Given data

☆ ☆ ☆

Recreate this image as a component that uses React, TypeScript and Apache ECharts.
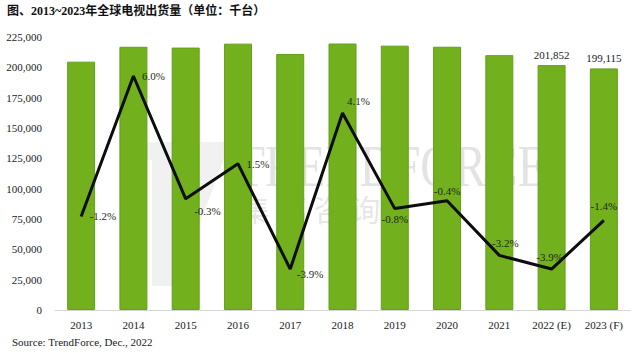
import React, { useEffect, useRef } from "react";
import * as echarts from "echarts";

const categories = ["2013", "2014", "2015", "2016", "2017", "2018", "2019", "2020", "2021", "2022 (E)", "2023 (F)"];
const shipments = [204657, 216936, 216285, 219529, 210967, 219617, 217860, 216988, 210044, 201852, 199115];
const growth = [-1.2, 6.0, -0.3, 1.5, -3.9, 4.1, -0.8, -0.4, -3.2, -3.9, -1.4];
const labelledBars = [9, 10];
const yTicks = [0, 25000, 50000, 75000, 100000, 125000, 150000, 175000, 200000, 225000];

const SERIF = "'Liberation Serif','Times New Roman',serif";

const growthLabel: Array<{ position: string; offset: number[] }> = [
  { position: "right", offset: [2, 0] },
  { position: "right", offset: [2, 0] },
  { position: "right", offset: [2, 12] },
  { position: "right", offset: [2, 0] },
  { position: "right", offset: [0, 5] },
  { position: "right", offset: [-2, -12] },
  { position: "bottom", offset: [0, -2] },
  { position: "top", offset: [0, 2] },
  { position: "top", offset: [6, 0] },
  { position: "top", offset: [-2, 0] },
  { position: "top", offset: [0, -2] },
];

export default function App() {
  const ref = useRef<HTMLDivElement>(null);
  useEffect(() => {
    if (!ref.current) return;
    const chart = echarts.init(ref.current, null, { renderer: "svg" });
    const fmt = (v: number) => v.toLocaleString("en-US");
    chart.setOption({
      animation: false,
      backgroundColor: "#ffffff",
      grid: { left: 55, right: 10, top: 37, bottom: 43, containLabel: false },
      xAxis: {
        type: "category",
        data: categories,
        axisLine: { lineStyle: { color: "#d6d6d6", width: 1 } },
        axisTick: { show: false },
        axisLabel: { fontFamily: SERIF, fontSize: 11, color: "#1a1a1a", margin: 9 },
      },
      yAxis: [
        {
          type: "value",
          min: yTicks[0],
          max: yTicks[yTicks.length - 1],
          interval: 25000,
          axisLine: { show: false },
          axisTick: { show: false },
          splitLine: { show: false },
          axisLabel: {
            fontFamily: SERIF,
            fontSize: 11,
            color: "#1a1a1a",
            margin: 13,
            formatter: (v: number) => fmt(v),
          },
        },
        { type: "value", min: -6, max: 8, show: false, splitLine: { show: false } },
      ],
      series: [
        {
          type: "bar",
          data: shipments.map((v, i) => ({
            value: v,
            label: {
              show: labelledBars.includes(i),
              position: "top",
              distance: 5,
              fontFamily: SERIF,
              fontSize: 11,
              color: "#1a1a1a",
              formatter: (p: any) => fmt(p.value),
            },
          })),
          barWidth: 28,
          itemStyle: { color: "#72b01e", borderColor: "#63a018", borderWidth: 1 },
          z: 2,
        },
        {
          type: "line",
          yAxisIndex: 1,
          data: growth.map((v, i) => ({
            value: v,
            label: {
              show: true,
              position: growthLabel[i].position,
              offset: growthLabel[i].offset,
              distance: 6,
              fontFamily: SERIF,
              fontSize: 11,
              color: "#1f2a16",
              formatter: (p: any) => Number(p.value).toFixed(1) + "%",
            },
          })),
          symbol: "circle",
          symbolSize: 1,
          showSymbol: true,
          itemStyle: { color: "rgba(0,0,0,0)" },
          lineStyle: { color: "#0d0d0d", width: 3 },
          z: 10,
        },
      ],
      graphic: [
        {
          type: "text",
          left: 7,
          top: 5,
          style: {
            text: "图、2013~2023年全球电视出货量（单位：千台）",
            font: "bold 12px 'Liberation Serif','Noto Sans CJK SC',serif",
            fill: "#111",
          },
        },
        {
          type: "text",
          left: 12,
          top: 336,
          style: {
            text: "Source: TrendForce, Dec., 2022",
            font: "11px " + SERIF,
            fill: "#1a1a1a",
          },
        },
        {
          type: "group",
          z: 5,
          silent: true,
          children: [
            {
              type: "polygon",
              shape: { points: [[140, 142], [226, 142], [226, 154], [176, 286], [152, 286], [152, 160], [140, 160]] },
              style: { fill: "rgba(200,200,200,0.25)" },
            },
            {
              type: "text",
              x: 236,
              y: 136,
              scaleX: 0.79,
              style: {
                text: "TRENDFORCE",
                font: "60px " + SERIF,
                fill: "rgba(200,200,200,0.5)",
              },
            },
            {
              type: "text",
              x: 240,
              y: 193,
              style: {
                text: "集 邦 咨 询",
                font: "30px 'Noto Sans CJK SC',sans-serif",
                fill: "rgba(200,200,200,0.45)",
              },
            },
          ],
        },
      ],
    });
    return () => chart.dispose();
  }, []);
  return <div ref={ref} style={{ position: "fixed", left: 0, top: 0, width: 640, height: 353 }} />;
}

☆ ☆ ☆

Stated problem
Make an exact copy of the data above, pictures excluded.

Solved exercise
Recreate this image as a component that uses React, TypeScript and Apache ECharts.
import React, { useEffect, useRef } from "react";
import * as echarts from "echarts";

const categories = ["2013", "2014", "2015", "2016", "2017", "2018", "2019", "2020", "2021", "2022 (E)", "2023 (F)"];
const shipments = [204657, 216936, 216285, 219529, 210967, 219617, 217860, 216988, 210044, 201852, 199115];
const growth = [-1.2, 6.0, -0.3, 1.5, -3.9, 4.1, -0.8, -0.4, -3.2, -3.9, -1.4];
const labelledBars = [9, 10];
const yTicks = [0, 25000, 50000, 75000, 100000, 125000, 150000, 175000, 200000, 225000];

const SERIF = "'Liberation Serif','Times New Roman',serif";

const growthLabel: Array<{ position: string; offset: number[] }> = [
  { position: "right", offset: [2, 0] },
  { position: "right", offset: [2, 0] },
  { position: "right", offset: [2, 12] },
  { position: "right", offset: [2, 0] },
  { position: "right", offset: [0, 5] },
  { position: "right", offset: [-2, -12] },
  { position: "bottom", offset: [0, -2] },
  { position: "top", offset: [0, 2] },
  { position: "top", offset: [6, 0] },
  { position: "top", offset: [-2, 0] },
  { position: "top", offset: [0, -2] },
];

export default function App() {
  const ref = useRef<HTMLDivElement>(null);
  useEffect(() => {
    if (!ref.current) return;
    const chart = echarts.init(ref.current, null, { renderer: "svg" });
    const fmt = (v: number) => v.toLocaleString("en-US");
    chart.setOption({
      animation: false,
      backgroundColor: "#ffffff",
      grid: { left: 55, right: 10, top: 37, bottom: 43, containLabel: false },
      xAxis: {
        type: "category",
        data: categories,
        axisLine: { lineStyle: { color: "#d6d6d6", width: 1 } },
        axisTick: { show: false },
        axisLabel: { fontFamily: SERIF, fontSize: 11, color: "#1a1a1a", margin: 9 },
      },
      yAxis: [
        {
          type: "value",
          min: yTicks[0],
          max: yTicks[yTicks.length - 1],
          interval: 25000,
          axisLine: { show: false },
          axisTick: { show: false },
          splitLine: { show: false },
          axisLabel: {
            fontFamily: SERIF,
            fontSize: 11,
            color: "#1a1a1a",
            margin: 13,
            formatter: (v: number) => fmt(v),
          },
        },
        { type: "value", min: -6, max: 8, show: false, splitLine: { show: false } },
      ],
      series: [
        {
          type: "bar",
          data: shipments.map((v, i) => ({
            value: v,
            label: {
              show: labelledBars.includes(i),
              position: "top",
              distance: 5,
              fontFamily: SERIF,
              fontSize: 11,
              color: "#1a1a1a",
              formatter: (p: any) => fmt(p.value),
            },
          })),
          barWidth: 28,
          itemStyle: { color: "#72b01e", borderColor: "#63a018", borderWidth: 1 },
          z: 2,
        },
        {
          type: "line",
          yAxisIndex: 1,
          data: growth.map((v, i) => ({
            value: v,
            label: {
              show: true,
              position: growthLabel[i].position,
              offset: growthLabel[i].offset,
              distance: 6,
              fontFamily: SERIF,
              fontSize: 11,
              color: "#1f2a16",
              formatter: (p: any) => Number(p.value).toFixed(1) + "%",
            },
          })),
          symbol: "circle",
          symbolSize: 1,
          showSymbol: true,
          itemStyle: { color: "rgba(0,0,0,0)" },
          lineStyle: { color: "#0d0d0d", width: 3 },
          z: 10,
        },
      ],
      graphic: [
        {
          type: "text",
          left: 7,
          top: 5,
          style: {
            text: "图、2013~2023年全球电视出货量（单位：千台）",
            font: "bold 12px 'Liberation Serif','Noto Sans CJK SC',serif",
            fill: "#111",
          },
        },
        {
          type: "text",
          left: 12,
          top: 336,
          style: {
            text: "Source: TrendForce, Dec., 2022",
            font: "11px " + SERIF,
            fill: "#1a1a1a",
          },
        },
        {
          type: "group",
          z: 5,
          silent: true,
          children: [
            {
              type: "polygon",
              shape: { points: [[140, 142], [226, 142], [226, 154], [176, 286], [152, 286], [152, 160], [140, 160]] },
              style: { fill: "rgba(200,200,200,0.25)" },
            },
            {
              type: "text",
              x: 236,
              y: 136,
              scaleX: 0.79,
              style: {
                text: "TRENDFORCE",
                font: "60px " + SERIF,
                fill: "rgba(200,200,200,0.5)",
              },
            },
            {
              type: "text",
              x: 240,
              y: 193,
              style: {
                text: "集 邦 咨 询",
                font: "30px 'Noto Sans CJK SC',sans-serif",
                fill: "rgba(200,200,200,0.45)",
              },
            },
          ],
        },
      ],
    });
    return () => chart.dispose();
  }, []);
  return <div ref={ref} style={{ position: "fixed", left: 0, top: 0, width: 640, height: 353 }} />;
}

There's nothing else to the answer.